Two exhibitions by the Institute of Urbanism opened up a transdisciplinary space for exchange and discussion in the foyer of the Campus Alte Technik building in 2025. In the spring, the show “The Art of Urban Design: Post-Industrial Regeneration in the Work of Marcel Smets” presented the urban design practice of this early Flemish bouwmeester, spanning three decades. The cooperative partnership with the Technical University of Cluj-Napoca cited the projects Leuven Station, Antwerp Central Station, Île de Nantes, and Antwerp Ring Road in order to show how strategic planning, spatial narration, and jointly developed processes are able to contribute to urban transformation. In addition, the exhibition provided an opportunity to reflect on the conversion of industrial wastelands into livable spaces rather than speculative ones.

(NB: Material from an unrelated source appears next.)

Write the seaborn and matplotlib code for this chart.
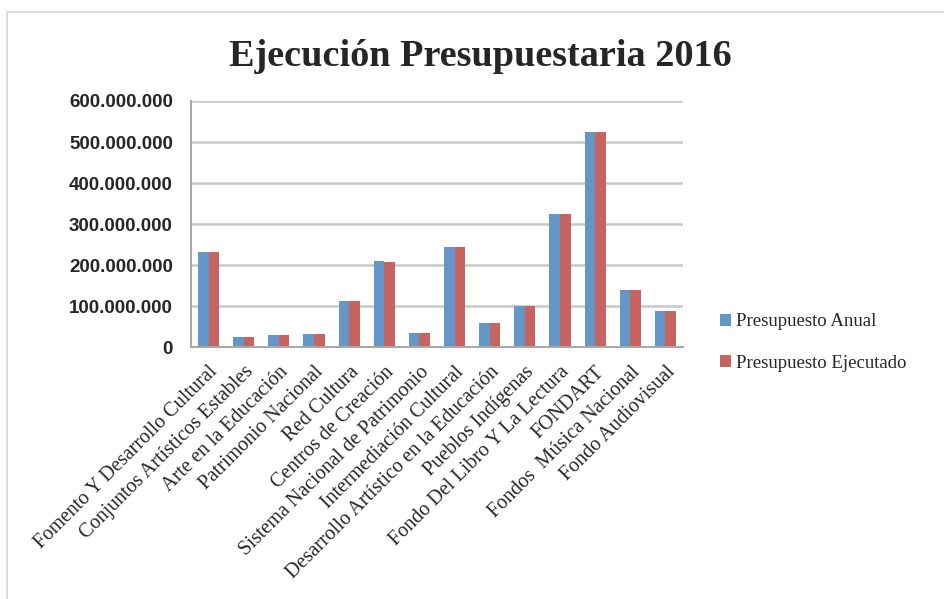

In the fall, “Ré-appropriations: Towards a Regenerative Approach in Architecture” was on show at Graz University of Technology. This exhibition by the Institut Culturel d’Architecture Wallonie-Bruxelles examined strategies for the sustainable redesign of the built environment and for repairing a damaged world. Models, photographs, films, and drawings of six buildings realized in Wallonia and Brussels depicted architectural practices focused on the reuse of sites and materials. The firms involved—AgwA, Artau Architectures, Label architecture, Notan Office, Olivier Fourneau Architectes, and Ouest architecture x RotorDC—concentrated on densification instead of new land consumption, on regeneration instead of demolition, as well as on the reuse of building materials.
Accompanying publications document the thematic areas addressed, well beyond the duration of both exhibitions, and promote international dialogue on spatial, ecological, and social transformations.